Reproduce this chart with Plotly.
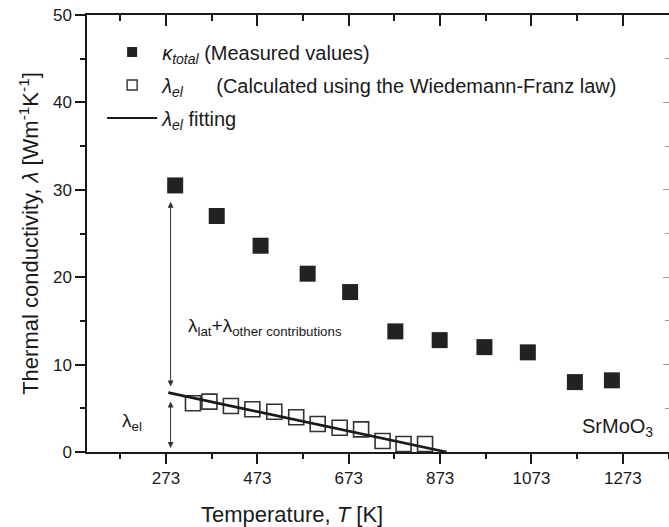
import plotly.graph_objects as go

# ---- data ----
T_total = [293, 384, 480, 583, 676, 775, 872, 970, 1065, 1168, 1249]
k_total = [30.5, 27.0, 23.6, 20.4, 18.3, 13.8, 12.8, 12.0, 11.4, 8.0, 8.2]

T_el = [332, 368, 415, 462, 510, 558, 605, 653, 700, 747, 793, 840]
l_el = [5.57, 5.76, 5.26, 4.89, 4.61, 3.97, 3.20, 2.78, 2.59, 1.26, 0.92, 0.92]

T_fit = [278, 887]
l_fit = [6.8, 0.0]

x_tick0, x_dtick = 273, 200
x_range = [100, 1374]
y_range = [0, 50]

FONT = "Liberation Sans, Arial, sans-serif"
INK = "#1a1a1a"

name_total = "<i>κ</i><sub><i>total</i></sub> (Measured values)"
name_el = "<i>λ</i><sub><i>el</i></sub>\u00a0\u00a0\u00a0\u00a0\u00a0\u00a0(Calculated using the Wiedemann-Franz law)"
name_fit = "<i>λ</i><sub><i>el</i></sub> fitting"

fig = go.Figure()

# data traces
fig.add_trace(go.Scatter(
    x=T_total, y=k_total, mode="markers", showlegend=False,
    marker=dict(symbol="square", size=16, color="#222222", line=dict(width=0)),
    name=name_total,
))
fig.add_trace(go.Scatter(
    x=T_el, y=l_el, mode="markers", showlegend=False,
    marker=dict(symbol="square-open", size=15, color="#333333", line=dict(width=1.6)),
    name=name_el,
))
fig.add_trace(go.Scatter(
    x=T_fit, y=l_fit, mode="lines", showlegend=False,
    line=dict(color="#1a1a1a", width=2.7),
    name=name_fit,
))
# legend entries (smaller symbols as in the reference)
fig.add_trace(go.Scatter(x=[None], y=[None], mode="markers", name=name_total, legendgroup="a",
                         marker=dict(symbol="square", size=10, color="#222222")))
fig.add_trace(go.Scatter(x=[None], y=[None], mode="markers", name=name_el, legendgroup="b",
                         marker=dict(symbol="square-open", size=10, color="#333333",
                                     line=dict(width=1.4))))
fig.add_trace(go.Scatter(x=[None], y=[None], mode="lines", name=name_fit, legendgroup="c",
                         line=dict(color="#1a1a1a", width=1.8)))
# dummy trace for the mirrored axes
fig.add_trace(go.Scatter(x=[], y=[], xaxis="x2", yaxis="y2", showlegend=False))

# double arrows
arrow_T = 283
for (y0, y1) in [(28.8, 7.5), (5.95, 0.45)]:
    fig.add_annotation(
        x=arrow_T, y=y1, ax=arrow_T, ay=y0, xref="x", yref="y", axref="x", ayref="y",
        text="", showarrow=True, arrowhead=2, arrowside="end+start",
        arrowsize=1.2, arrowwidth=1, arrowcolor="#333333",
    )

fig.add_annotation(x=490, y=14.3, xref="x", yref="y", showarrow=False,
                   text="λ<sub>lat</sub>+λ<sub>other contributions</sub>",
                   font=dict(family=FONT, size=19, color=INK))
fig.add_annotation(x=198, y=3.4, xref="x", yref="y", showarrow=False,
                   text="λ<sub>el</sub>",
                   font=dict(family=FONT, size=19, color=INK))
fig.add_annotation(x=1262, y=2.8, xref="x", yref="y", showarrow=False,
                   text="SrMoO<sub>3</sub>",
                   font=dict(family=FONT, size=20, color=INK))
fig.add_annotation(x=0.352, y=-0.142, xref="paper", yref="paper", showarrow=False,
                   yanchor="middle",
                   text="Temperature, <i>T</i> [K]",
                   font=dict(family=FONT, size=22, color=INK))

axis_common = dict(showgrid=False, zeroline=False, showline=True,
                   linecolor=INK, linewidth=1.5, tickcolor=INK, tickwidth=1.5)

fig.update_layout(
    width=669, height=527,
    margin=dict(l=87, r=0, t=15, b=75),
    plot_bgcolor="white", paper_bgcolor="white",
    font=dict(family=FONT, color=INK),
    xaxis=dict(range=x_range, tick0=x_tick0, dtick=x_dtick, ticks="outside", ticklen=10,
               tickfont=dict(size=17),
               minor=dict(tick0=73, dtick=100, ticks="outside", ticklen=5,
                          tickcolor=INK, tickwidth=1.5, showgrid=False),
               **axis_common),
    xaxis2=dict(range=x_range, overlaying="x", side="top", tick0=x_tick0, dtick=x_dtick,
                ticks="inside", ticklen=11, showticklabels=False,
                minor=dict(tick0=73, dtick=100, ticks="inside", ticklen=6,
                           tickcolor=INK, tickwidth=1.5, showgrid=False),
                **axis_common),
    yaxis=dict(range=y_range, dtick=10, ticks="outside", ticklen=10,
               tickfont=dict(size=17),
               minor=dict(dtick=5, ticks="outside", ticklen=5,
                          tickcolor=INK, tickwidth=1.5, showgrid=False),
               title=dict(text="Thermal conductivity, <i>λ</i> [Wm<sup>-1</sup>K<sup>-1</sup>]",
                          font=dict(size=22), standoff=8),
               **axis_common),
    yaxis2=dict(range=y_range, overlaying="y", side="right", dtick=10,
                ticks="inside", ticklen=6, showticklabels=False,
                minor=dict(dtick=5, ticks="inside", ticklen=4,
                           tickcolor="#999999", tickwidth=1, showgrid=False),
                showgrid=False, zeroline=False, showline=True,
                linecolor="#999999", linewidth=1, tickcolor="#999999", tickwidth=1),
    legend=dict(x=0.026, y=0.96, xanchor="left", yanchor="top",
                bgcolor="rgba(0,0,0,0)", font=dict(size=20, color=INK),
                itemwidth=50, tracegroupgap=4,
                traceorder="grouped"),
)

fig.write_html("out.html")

## Task description:
All of the data above should be quoted exactly, except for the pictures.

## Written solution:
Reproduce this chart with Plotly.
import plotly.graph_objects as go

# ---- data ----
T_total = [293, 384, 480, 583, 676, 775, 872, 970, 1065, 1168, 1249]
k_total = [30.5, 27.0, 23.6, 20.4, 18.3, 13.8, 12.8, 12.0, 11.4, 8.0, 8.2]

T_el = [332, 368, 415, 462, 510, 558, 605, 653, 700, 747, 793, 840]
l_el = [5.57, 5.76, 5.26, 4.89, 4.61, 3.97, 3.20, 2.78, 2.59, 1.26, 0.92, 0.92]

T_fit = [278, 887]
l_fit = [6.8, 0.0]

x_tick0, x_dtick = 273, 200
x_range = [100, 1374]
y_range = [0, 50]

FONT = "Liberation Sans, Arial, sans-serif"
INK = "#1a1a1a"

name_total = "<i>κ</i><sub><i>total</i></sub> (Measured values)"
name_el = "<i>λ</i><sub><i>el</i></sub>\u00a0\u00a0\u00a0\u00a0\u00a0\u00a0(Calculated using the Wiedemann-Franz law)"
name_fit = "<i>λ</i><sub><i>el</i></sub> fitting"

fig = go.Figure()

# data traces
fig.add_trace(go.Scatter(
    x=T_total, y=k_total, mode="markers", showlegend=False,
    marker=dict(symbol="square", size=16, color="#222222", line=dict(width=0)),
    name=name_total,
))
fig.add_trace(go.Scatter(
    x=T_el, y=l_el, mode="markers", showlegend=False,
    marker=dict(symbol="square-open", size=15, color="#333333", line=dict(width=1.6)),
    name=name_el,
))
fig.add_trace(go.Scatter(
    x=T_fit, y=l_fit, mode="lines", showlegend=False,
    line=dict(color="#1a1a1a", width=2.7),
    name=name_fit,
))
# legend entries (smaller symbols as in the reference)
fig.add_trace(go.Scatter(x=[None], y=[None], mode="markers", name=name_total, legendgroup="a",
                         marker=dict(symbol="square", size=10, color="#222222")))
fig.add_trace(go.Scatter(x=[None], y=[None], mode="markers", name=name_el, legendgroup="b",
                         marker=dict(symbol="square-open", size=10, color="#333333",
                                     line=dict(width=1.4))))
fig.add_trace(go.Scatter(x=[None], y=[None], mode="lines", name=name_fit, legendgroup="c",
                         line=dict(color="#1a1a1a", width=1.8)))
# dummy trace for the mirrored axes
fig.add_trace(go.Scatter(x=[], y=[], xaxis="x2", yaxis="y2", showlegend=False))

# double arrows
arrow_T = 283
for (y0, y1) in [(28.8, 7.5), (5.95, 0.45)]:
    fig.add_annotation(
        x=arrow_T, y=y1, ax=arrow_T, ay=y0, xref="x", yref="y", axref="x", ayref="y",
        text="", showarrow=True, arrowhead=2, arrowside="end+start",
        arrowsize=1.2, arrowwidth=1, arrowcolor="#333333",
    )

fig.add_annotation(x=490, y=14.3, xref="x", yref="y", showarrow=False,
                   text="λ<sub>lat</sub>+λ<sub>other contributions</sub>",
                   font=dict(family=FONT, size=19, color=INK))
fig.add_annotation(x=198, y=3.4, xref="x", yref="y", showarrow=False,
                   text="λ<sub>el</sub>",
                   font=dict(family=FONT, size=19, color=INK))
fig.add_annotation(x=1262, y=2.8, xref="x", yref="y", showarrow=False,
                   text="SrMoO<sub>3</sub>",
                   font=dict(family=FONT, size=20, color=INK))
fig.add_annotation(x=0.352, y=-0.142, xref="paper", yref="paper", showarrow=False,
                   yanchor="middle",
                   text="Temperature, <i>T</i> [K]",
                   font=dict(family=FONT, size=22, color=INK))

axis_common = dict(showgrid=False, zeroline=False, showline=True,
                   linecolor=INK, linewidth=1.5, tickcolor=INK, tickwidth=1.5)

fig.update_layout(
    width=669, height=527,
    margin=dict(l=87, r=0, t=15, b=75),
    plot_bgcolor="white", paper_bgcolor="white",
    font=dict(family=FONT, color=INK),
    xaxis=dict(range=x_range, tick0=x_tick0, dtick=x_dtick, ticks="outside", ticklen=10,
               tickfont=dict(size=17),
               minor=dict(tick0=73, dtick=100, ticks="outside", ticklen=5,
                          tickcolor=INK, tickwidth=1.5, showgrid=False),
               **axis_common),
    xaxis2=dict(range=x_range, overlaying="x", side="top", tick0=x_tick0, dtick=x_dtick,
                ticks="inside", ticklen=11, showticklabels=False,
                minor=dict(tick0=73, dtick=100, ticks="inside", ticklen=6,
                           tickcolor=INK, tickwidth=1.5, showgrid=False),
                **axis_common),
    yaxis=dict(range=y_range, dtick=10, ticks="outside", ticklen=10,
               tickfont=dict(size=17),
               minor=dict(dtick=5, ticks="outside", ticklen=5,
                          tickcolor=INK, tickwidth=1.5, showgrid=False),
               title=dict(text="Thermal conductivity, <i>λ</i> [Wm<sup>-1</sup>K<sup>-1</sup>]",
                          font=dict(size=22), standoff=8),
               **axis_common),
    yaxis2=dict(range=y_range, overlaying="y", side="right", dtick=10,
                ticks="inside", ticklen=6, showticklabels=False,
                minor=dict(dtick=5, ticks="inside", ticklen=4,
                           tickcolor="#999999", tickwidth=1, showgrid=False),
                showgrid=False, zeroline=False, showline=True,
                linecolor="#999999", linewidth=1, tickcolor="#999999", tickwidth=1),
    legend=dict(x=0.026, y=0.96, xanchor="left", yanchor="top",
                bgcolor="rgba(0,0,0,0)", font=dict(size=20, color=INK),
                itemwidth=50, tracegroupgap=4,
                traceorder="grouped"),
)

fig.write_html("out.html")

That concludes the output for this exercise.